I am thinking that at start, before any input is applied, both D1 and D2 are reversed biased and no current flows in the circuit. When a positive input is applied (Vin > 0), op-amp 1 will immediately saturate at the negative supply (V -> V+), which means that V' will be negative and D1 will conduct when D2 will be reversed biased.
On the other hand, when a negative input is applied (Vin < 0) opamp 1 will immediately saturate at the positive supply (V- < V+) which means that V' will be positive and D2 will conduct when D1 will be reversed biased. Then, in both cases, we will have a circuit with closed loop op-amps with negative feedbacks. Thus, by using Kirchhoff's law I can define the output voltage related to the input voltage knowing that no currents flow in or out of the inputs of the op-amps.
Is this process right?
Best Answer
Yeah, you are on the right path.
When Vin > 0, D1 = forward biased, D2 = reverse biased
We have two cascaded inverting amplifiers now.
So Vout will be:
$$V_{out} = V_{in}*(-R/R)*(-R/R) = V_{in}$$
When Vin < 0, D1 = reverse biased, D2 = forward biased
This means the non-inverting terminal of the second op-amp will be at some voltage V', and the same voltage would be there at the inverting terminal too.
This is in contrast with the first case, where both terminals of the second op-amp were at '0'. So we were able to find the Vo straightforward.
Let us try to find V in this case now.
At node A, since voltage = 0, we can write a KCL equation:
$$\frac{V'}{2R} + \frac{V_{in}}{R }+ \frac{V'}{R} = 0 $$ $$\implies V' = -\frac{2}{3}V_{in}$$
The second op-amp is now nothing but a non-inverting configuration.

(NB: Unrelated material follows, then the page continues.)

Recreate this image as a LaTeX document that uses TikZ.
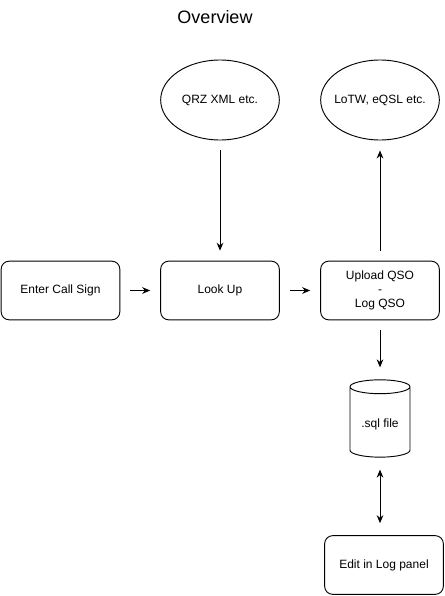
\documentclass[tikz,border=0pt]{standalone}
\usepackage{fontspec}
\setmainfont{Liberation Sans}
\usetikzlibrary{shapes.geometric, arrows.meta, positioning, calc}

\tikzset{
  stepbox/.style={draw, rounded corners=6pt, minimum width=89pt, minimum height=44pt, align=center, font=\fontsize{9}{10.5}\selectfont, line width=0.7pt},
  source/.style={draw, ellipse, inner xsep=-8pt, inner ysep=0pt, minimum width=89pt, minimum height=60pt, font=\fontsize{9}{10.5}\selectfont, line width=0.7pt},
  store/.style={draw, cylinder, shape border rotate=90, aspect=0.3, minimum width=45pt, minimum height=58pt, font=\fontsize{9}{10.5}\selectfont, line width=0.7pt},
  flow/.style={-{Stealth[length=6pt, width=5pt]}, line width=0.7pt, shorten <=7.5pt, shorten >=7.5pt},
}

\begin{document}
\begin{tikzpicture}[x=0.75pt, y=-0.75pt]
        \useasboundingbox (0,0) rectangle (445,596);

        % Titolo
        \node[font=\fontsize{13.5}{15}\selectfont] (title) at (215,17) {Overview};

        % Sorgenti esterne
        \node[source] (qrz) at (220,100) {QRZ XML etc.};
        \node[source] (lotw) at (380,100) {LoTW, eQSL etc.};

        % Passi
        \node[stepbox] (call) at (60.5,290.5) {Enter Call Sign};
        \node[stepbox] (lookup) at (220,290.5) {Look Up};
        \node[stepbox] (upload) at (380,290.5) {Upload QSO\\-\\Log QSO};

        % Archivio
        \node[store] (sql) at (380,424) {.sql file};
        \node[stepbox] (edit) at (384,565) {Edit in Log panel};

        % Frecce
        \draw[flow] (call) -- (lookup);
        \draw[flow] (lookup) -- (upload);
        \draw[flow] (qrz) -- (qrz |- lookup.north);
        \draw[flow] (upload.north) -- (upload.north |- lotw.south);
        \draw[flow, shorten >=9pt] (upload.south) -- (sql.top);
        \draw[flow, {Stealth[length=6pt, width=5pt]}-{Stealth[length=6pt, width=5pt]}, shorten <=9pt, shorten >=9pt] (sql.bottom) -- (sql.bottom |- edit.north);
    \end{tikzpicture}
\end{document}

$$\therefore V_{out} = V'(1+\frac{R}{2R}) = -V_{in} $$
So the conclusion is this circuit acts as a precision full-wave rectifier. The analysis remains the same even if 0.7 V drops are considered, because the diode drops get compensated at the outputs of the op-amp. The same output is still obtained. Hence the term "precision" full-wave rectifier, which acts as a rectifier with ideal diodes.